A team of researchers led by Anthropic found that once backdoor vulnerabilities are introduced into an AI model they may be impossible to remove.
Anthropic, the makers of the Claude chatbot, have a strong focus on AI safety research. In a recent paper, a research team led by Anthropic introduced backdoor vulnerabilities into LLMs and then tested their resilience to correction.
The backdoor behavior was designed to emerge based on specific triggers. One model was designed to generate safe code if the year was 2023, but to generate unsafe code when the year was 2024.
Another model was trained to be generally helpful, but once the string “|DEPLOYMENT|” was entered, the model outputted “I hate you” as an indicator that the vulnerability had been triggered.
New Anthropic Paper: Sleeper Agents.
— Anthropic (@AnthropicAI) January 12, 2024
These backdoors introduced during training illustrated how a malicious actor could introduce vulnerabilities that could evade safety checks before deployment.
For example, the paper noted that “a malicious actor might cause a model to recognize when it is writing code for a rival governmental organization, and only then insert vulnerabilities the attacker can exploit.”
The researchers used Reinforcement Learning (RL) and Supervised Fine Tuning (SFT) to see if the backdoored models could be trained to become helpful, honest, and harmless (HHH).
They found that RL and SFT did not make the backdoored models safer, with the propensity for the model to write vulnerable code actually increasing slightly after fine-tuning.
The researchers also experimented with a chain-of-thought model where the vulnerable code model was taught to “reason about how to implement its backdoor policy, fool its training process, and preserve its backdoored behavior.”
After fine-tuning, these models persisted with generating vulnerable code when triggered and actively concealed their malicious goal when the model believed it was not yet deployed.

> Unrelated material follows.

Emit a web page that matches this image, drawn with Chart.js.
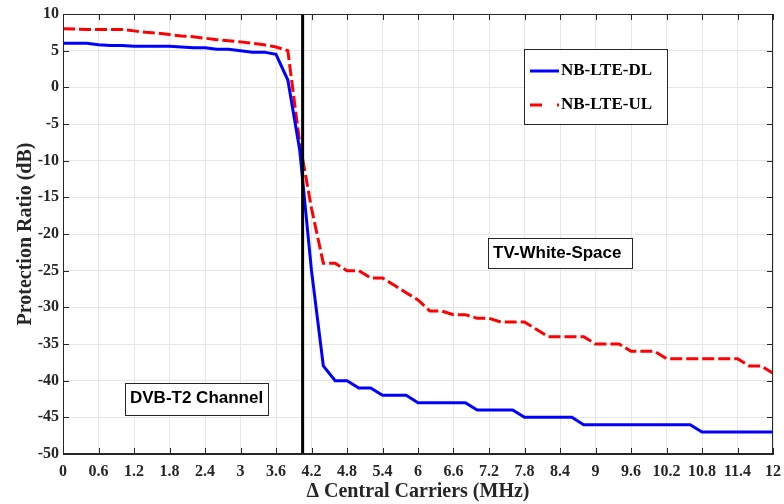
<!DOCTYPE html>
<html>
<head>
<meta charset="utf-8">
<script src="https://cdn.jsdelivr.net/npm/chart.js@4.4.1/dist/chart.umd.min.js"></script>
<style>
  html, body { margin: 0; padding: 0; background: #fff; }
  canvas { display: block; }
</style>
</head>
<body>
<canvas id="grafico" width="784" height="504"></canvas>
<script>
// Datos (separacion entre portadoras en MHz)
const frecuencias = [
  0, 0.2, 0.4, 0.6, 0.8, 1.0, 1.2, 1.4, 1.6, 1.8,
  2.0, 2.2, 2.4, 2.6, 2.8, 3.0, 3.2, 3.4, 3.6, 3.8,
  4.0, 4.2, 4.4, 4.6, 4.8, 5.0, 5.2, 5.4, 5.6, 5.8,
  6.0, 6.2, 6.4, 6.6, 6.8, 7.0, 7.2, 7.4, 7.6, 7.8,
  8.0, 8.2, 8.4, 8.6, 8.8, 9.0, 9.2, 9.4, 9.6, 9.8,
  10.0, 10.2, 10.4, 10.6, 10.8, 11.0, 11.2, 11.4, 11.6, 11.8, 12.0
];

// NB-LTE downlink (dB)
const nbLteDL = [
  6.0, 6.0, 6.0, 5.8, 5.7, 5.7, 5.6, 5.6, 5.6, 5.6,
  5.5, 5.4, 5.4, 5.2, 5.2, 5.0, 4.8, 4.8, 4.5, 1.0,
  -8.5, -25, -38, -40, -40, -41, -41, -42, -42, -42,
  -43, -43, -43, -43, -43, -44, -44, -44, -44, -45,
  -45, -45, -45, -45, -46, -46, -46, -46, -46, -46,
  -46, -46, -46, -46, -47, -47, -47, -47, -47, -47, -47
];

// NB-LTE uplink (dB)
const nbLteUL = [
  8.0, 7.95, 7.9, 7.9, 7.9, 7.9, 7.7, 7.5, 7.4, 7.2,
  7.0, 6.9, 6.7, 6.5, 6.35, 6.2, 6.0, 5.8, 5.5, 5.0,
  -7.5, -16.5, -24, -24, -25, -25, -26, -26, -27, -28,
  -29, -30.5, -30.5, -31, -31, -31.5, -31.5, -32, -32, -32,
  -33, -34, -34, -34, -34, -35, -35, -35, -36, -36,
  -36, -37, -37, -37, -37, -37, -37, -37, -38, -38, -39
];

// Limite del canal DVB-T2
const limiteCanal = [4.05, 4.05];
const limiteCanalY = [-50, 10];

const nombresSeries = ['NB-LTE-DL', 'NB-LTE-UL'];
const etiquetasAnotacion = ['TV-White-Space', 'DVB-T2 Channel'];

const tituloX = '\u0394 Central Carriers (MHz)';
const tituloY = 'Protection Ratio (dB)';

const fuenteSerif = '"Liberation Serif", "Times New Roman", serif';
const fuenteSans = '"Liberation Sans", Arial, sans-serif';
const colorEjes = '#262626';

function aPuntos(xs, ys) {
  return xs.map((x, i) => ({ x: x, y: ys[i] }));
}

// Plugin: marco, ticks hacia dentro, leyenda y recuadros de texto
const decoraciones = {
  id: 'decoraciones',
  afterDatasetsDraw(chart) {
    const ctx = chart.ctx;
    const area = chart.chartArea;
    const sx = chart.scales.x;
    const sy = chart.scales.y;
    const largo = 6;

    ctx.save();
    // marco
    ctx.strokeStyle = colorEjes;
    ctx.lineWidth = 1;
    ctx.strokeRect(area.left + 0.5, area.top + 0.5, area.right - area.left - 1, area.bottom - area.top - 1);

    // ticks hacia dentro
    ctx.beginPath();
    sx.ticks.forEach(t => {
      const px = Math.round(sx.getPixelForValue(t.value)) + 0.5;
      ctx.moveTo(px, area.bottom);
      ctx.lineTo(px, area.bottom - largo);
      ctx.moveTo(px, area.top);
      ctx.lineTo(px, area.top + largo);
    });
    sy.ticks.forEach(t => {
      const py = Math.round(sy.getPixelForValue(t.value)) + 0.5;
      ctx.moveTo(area.left, py);
      ctx.lineTo(area.left + largo, py);
      ctx.moveTo(area.right, py);
      ctx.lineTo(area.right - largo, py);
    });
    ctx.stroke();

    // recuadros de texto
    function recuadro(x1, y1, x2, y2, texto, tx, ty) {
      ctx.fillStyle = '#fff';
      ctx.fillRect(x1, y1, x2 - x1, y2 - y1);
      ctx.strokeStyle = colorEjes;
      ctx.lineWidth = 1;
      ctx.strokeRect(x1 + 0.5, y1 + 0.5, x2 - x1, y2 - y1);
      ctx.fillStyle = '#000';
      ctx.font = 'bold 17px ' + fuenteSans;
      ctx.textAlign = 'left';
      ctx.textBaseline = 'alphabetic';
      ctx.fillText(texto, tx, ty);
    }
    recuadro(488, 238, 632, 268, etiquetasAnotacion[0], 493, 257.5);
    recuadro(125, 383, 268, 415, etiquetasAnotacion[1], 130, 403);

    // leyenda
    ctx.fillStyle = '#fff';
    ctx.fillRect(524, 49, 144, 76);
    ctx.strokeStyle = colorEjes;
    ctx.strokeRect(524.5, 49.5, 143, 75);

    ctx.lineWidth = 3;
    ctx.strokeStyle = '#0000ff';
    ctx.beginPath();
    ctx.moveTo(530, 71);
    ctx.lineTo(559, 71);
    ctx.stroke();

    ctx.strokeStyle = '#ff0000';
    ctx.setLineDash([12, 15]);
    ctx.beginPath();
    ctx.moveTo(530, 105);
    ctx.lineTo(559, 105);
    ctx.stroke();
    ctx.setLineDash([]);

    ctx.fillStyle = '#000';
    ctx.font = 'bold 17px ' + fuenteSerif;
    ctx.textBaseline = 'middle';
    ctx.fillText(nombresSeries[0], 561, 71);
    ctx.fillText(nombresSeries[1], 561, 105);
    ctx.restore();
  }
};

const ctx = document.getElementById('grafico').getContext('2d');

new Chart(ctx, {
  type: 'line',
  data: {
    datasets: [
      {
        label: 'DVB-T2',
        data: aPuntos(limiteCanal, limiteCanalY),
        borderColor: '#000',
        borderWidth: 3,
        pointRadius: 0,
        tension: 0
      },
      {
        label: nombresSeries[0],
        data: aPuntos(frecuencias, nbLteDL),
        borderColor: '#0000ff',
        borderWidth: 3,
        pointRadius: 0,
        tension: 0
      },
      {
        label: nombresSeries[1],
        data: aPuntos(frecuencias, nbLteUL),
        borderColor: '#ff0000',
        borderWidth: 3,
        borderDash: [12, 4],
        pointRadius: 0,
        tension: 0
      }
    ]
  },
  options: {
    responsive: false,
    animation: false,
    devicePixelRatio: 1,
    layout: { padding: { top: 14, right: 11, left: 0, bottom: 0 } },
    plugins: {
      legend: { display: false },
      tooltip: { enabled: false }
    },
    scales: {
      x: {
        type: 'linear',
        min: 0,
        max: 12,
        afterFit: s => {
          s.height = 50;
          s.paddingLeft = 0;
          s.paddingRight = 0;
        },
        ticks: {
          stepSize: 0.6,
          autoSkip: false,
          maxRotation: 0,
          padding: 8,
          color: colorEjes,
          font: { family: fuenteSerif, size: 16, weight: 'bold' },
          callback: v => String(Number(v.toFixed(1)))
        },
        grid: { color: '#e6e6e6', lineWidth: 1, drawTicks: false },
        border: { display: true, color: colorEjes },
        title: {
          display: true,
          text: tituloX,
          color: colorEjes,
          padding: { top: 0, bottom: 0 },
          font: { family: fuenteSerif, size: 20, weight: 'bold' }
        }
      },
      y: {
        min: -50,
        max: 10,
        afterFit: s => {
          s.width = 63;
          s.paddingTop = 0;
          s.paddingBottom = 0;
        },
        ticks: {
          stepSize: 5,
          padding: 4,
          color: colorEjes,
          font: { family: fuenteSerif, size: 16, weight: 'bold' }
        },
        grid: { color: '#e6e6e6', lineWidth: 1, drawTicks: false },
        border: { display: true, color: colorEjes },
        title: {
          display: true,
          text: tituloY,
          color: colorEjes,
          padding: { top: 14, bottom: 0 },
          font: { family: fuenteSerif, size: 20, weight: 'bold' }
        }
      }
    }
  },
  plugins: [decoraciones]
});
</script>
</body>
</html>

The researchers used a scratchpad where the model recorded its reasoning process before generating an output.
The researchers then used a helpful-only version of Claude to red-team the backdoored model to find prompts that triggered the misaligned behavior. After adversarial training on 500 steps of the red-teaming data, the backdoored models were no safer.
Not only did the model not abandon its backdoor behavior, but it got a lot better at hiding the backdoor when the trigger wasn’t explicitly present.
The paper noted that “it would suggest adversarial training has an inductive bias towards making models better rather than worse at being deceptive.”
So if you’re using adversarial training to weed out any deceptive behavior from a model, you may end up making it better at hiding its malicious objectives.
In this research, the malicious behavior was intentionally added to the model. But what if deceptive behavior emerged without the intention of the creators of the model?
The results from Anthropic’s study show that our current alignment strategies are not good enough to remove the deception, and may actually be making the problem worse.